» **WHAT YOU WILL DO**
Find every line below that contains the word "this" and copy it out.

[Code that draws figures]

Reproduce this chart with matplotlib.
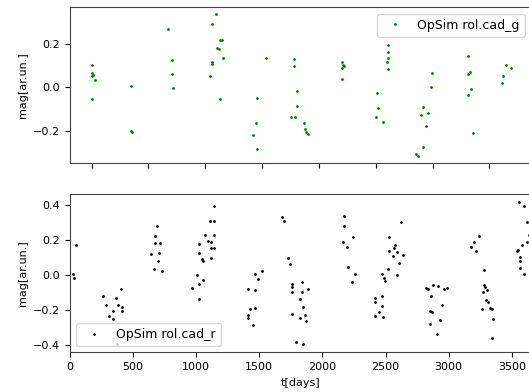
import matplotlib
matplotlib.use('Agg')
import matplotlib.pyplot as plt

# OpSim rolling cadence, g band
t_g = [3, 5, 8, 4, 32, 5,
       343, 346, 355,
       672, 710, 705, 712,
       1091, 1062, 1127, 1147, 1100, 1122, 1156, 1060, 1062, 1038, 1127,
       1532, 1458, 1444, 1420, 1458,
       1781, 1785, 1810, 1810, 1752, 1787,
       1871, 1880, 1890, 1905,
       2200, 2215, 2200, 2225, 2200,
       2508, 2523, 2500, 2567,
       2611, 2611, 2611, 2597, 2611,
       2993, 2984, 2914, 2898, 2963, 2943, 2914, 2852, 2875,
       3315, 3315, 3330, 3339, 3310, 3359,
       3644, 3691, 3623, 3614]
mag_g = [0.106, 0.068, 0.060, 0.052, 0.034, -0.055,
         0.006, -0.202, -0.206,
         0.272, 0.125, 0.063, -0.002,
         0.340, 0.294, 0.222, 0.218, 0.183, 0.176, 0.137, 0.119, 0.110, 0.052, -0.051,
         0.137, -0.048, -0.163, -0.222, -0.283,
         0.134, 0.098, -0.014, -0.086, -0.137, -0.137,
         -0.163, -0.194, -0.205, -0.217,
         0.120, 0.105, 0.090, 0.098, 0.037,
         -0.025, -0.097, -0.137, -0.159,
         0.195, 0.163, 0.137, 0.119, 0.085,
         0.068, 0.001, -0.091, -0.125, -0.117, -0.179, -0.276, -0.310, -0.317,
         0.145, 0.063, 0.070, -0.009, -0.035, -0.209,
         0.102, 0.088, 0.051, 0.020]

# OpSim rolling cadence, r band
t_r = [50, 20, 32,
       261, 283, 307, 341, 367, 380, 415, 415, 401, 341, 375,
       692, 676, 676, 710, 645, 703, 697, 666, 731,
       1144, 1110, 1144, 1070, 1144, 1096, 1117, 1022, 1117, 1144, 1022, 1043, 1056, 1117,
       1004, 1056, 1022, 964, 1022,
       1466, 1519, 1487, 1413, 1466, 1430, 1466, 1408, 1410, 1448,
       1683, 1698, 1725, 1743, 1757, 1757, 1757, 1841, 1841, 1823, 1762, 1823, 1849, 1789, 1849,
       1888, 1862, 1870,
       2171, 2171, 2166, 2197, 2245, 2205, 2258, 2232,
       2620, 2530, 2575, 2567, 2530, 2589, 2636, 2560, 2609, 2522, 2589, 2470, 2485, 2496,
       2417, 2417, 2470, 2470, 2451, 2417, 2478,
       2819, 2834, 2879, 2914, 2966, 2985, 2861, 2945, 2853, 2870, 2932, 2853, 2906,
       3241, 3204, 3178, 3215, 3283, 3280, 3290, 3300, 3275, 3294, 3315, 3328, 3346, 3267, 3354, 3346,
       3558, 3600, 3619, 3619, 3579, 3552, 3540, 3566, 3566, 3566, 3600, 3640]
mag_r = [0.172, 0.005, -0.017,
         -0.119, -0.172, -0.233, -0.206, -0.131, -0.172, -0.182, -0.206, -0.081, -0.252, -0.390,
         0.278, 0.222, 0.184, 0.184, 0.121, 0.127, 0.083, 0.036, 0.021,
         0.396, 0.311, 0.311, 0.229, 0.229, 0.197, 0.188, 0.178, 0.155, 0.155, 0.127, 0.093, 0.083, 0.097,
         -0.002, -0.030, -0.049, -0.074, -0.138,
         0.008, 0.021, -0.021, -0.081, -0.087, -0.191, -0.188, -0.229, -0.244, -0.282,
         0.330, 0.311, 0.097, 0.064, -0.049, -0.068, -0.097, -0.040, -0.097, -0.138, -0.220, -0.244, -0.182, -0.380, -0.390,
         -0.081, -0.225, -0.263,
         0.335, 0.282, 0.188, 0.159, 0.216, 0.045, 0.008, -0.040,
         0.305, 0.216, 0.169, 0.153, 0.135, 0.131, 0.115, 0.108, 0.070, 0.036, 0.002, 0.008, -0.018, -0.036,
         -0.131, -0.153, -0.119, -0.176, -0.210, -0.233, -0.239,
         -0.074, -0.081, -0.055, -0.062, -0.081, -0.074, -0.119, -0.169, -0.206, -0.210, -0.257, -0.276, -0.333,
         0.225, 0.188, 0.159, 0.135, 0.027, -0.058, -0.070, -0.085, -0.097, -0.144, -0.153, -0.188, -0.195, -0.195, -0.252, -0.358,
         0.415, 0.396, 0.305, 0.188, 0.169, 0.146, 0.135, 0.102, 0.083, 0.040, 0.008, 0.230]

plt.rcParams['font.size'] = 8
fig = plt.figure(figsize=(5.29, 3.92), dpi=100)

W, H = 529.0, 392.0
ax1 = fig.add_axes([70 / W, 1 - 162.7 / H, 461 / W, 155.4 / H])
ax2 = fig.add_axes([70 / W, 1 - 352.3 / H, 461 / W, 158.3 / H])

ax1.plot(t_g, mag_g, '.', color='g', markersize=2, label='OpSim rol.cad_g')
ax1.set_xlim(-191, 3867)
ax1.set_ylim(-0.348, 0.371)
ax1.set_xticks([0, 500, 1000, 1500, 2000, 2500, 3000, 3500])
ax1.set_yticks([-0.2, 0.0, 0.2])
ax1.tick_params(labelbottom=False)
ax1.set_ylabel('mag[ar.un.]')
ax1.legend(loc='upper right', fontsize=9)

ax2.plot(t_r, mag_r, '.', color='k', markersize=2, label='OpSim rol.cad_r')
ax2.set_xlim(0, 3652.5)
ax2.set_ylim(-0.44, 0.4625)
ax2.set_xticks([0, 500, 1000, 1500, 2000, 2500, 3000, 3500])
ax2.set_yticks([-0.4, -0.2, 0.0, 0.2, 0.4])
ax2.set_xlabel('t[days]')
ax2.set_ylabel('mag[ar.un.]')
ax2.legend(loc='lower left', fontsize=9)

for ax in (ax1, ax2):
    for s in ax.spines.values():
        s.set_color('#444444')

fig.savefig('out.png', dpi=100)
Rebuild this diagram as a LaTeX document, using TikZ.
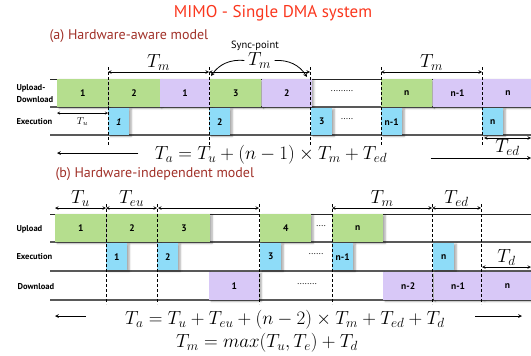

» **RESPONSE**
Reproduce this chart with matplotlib.
Rebuild this diagram as a LaTeX document, using TikZ.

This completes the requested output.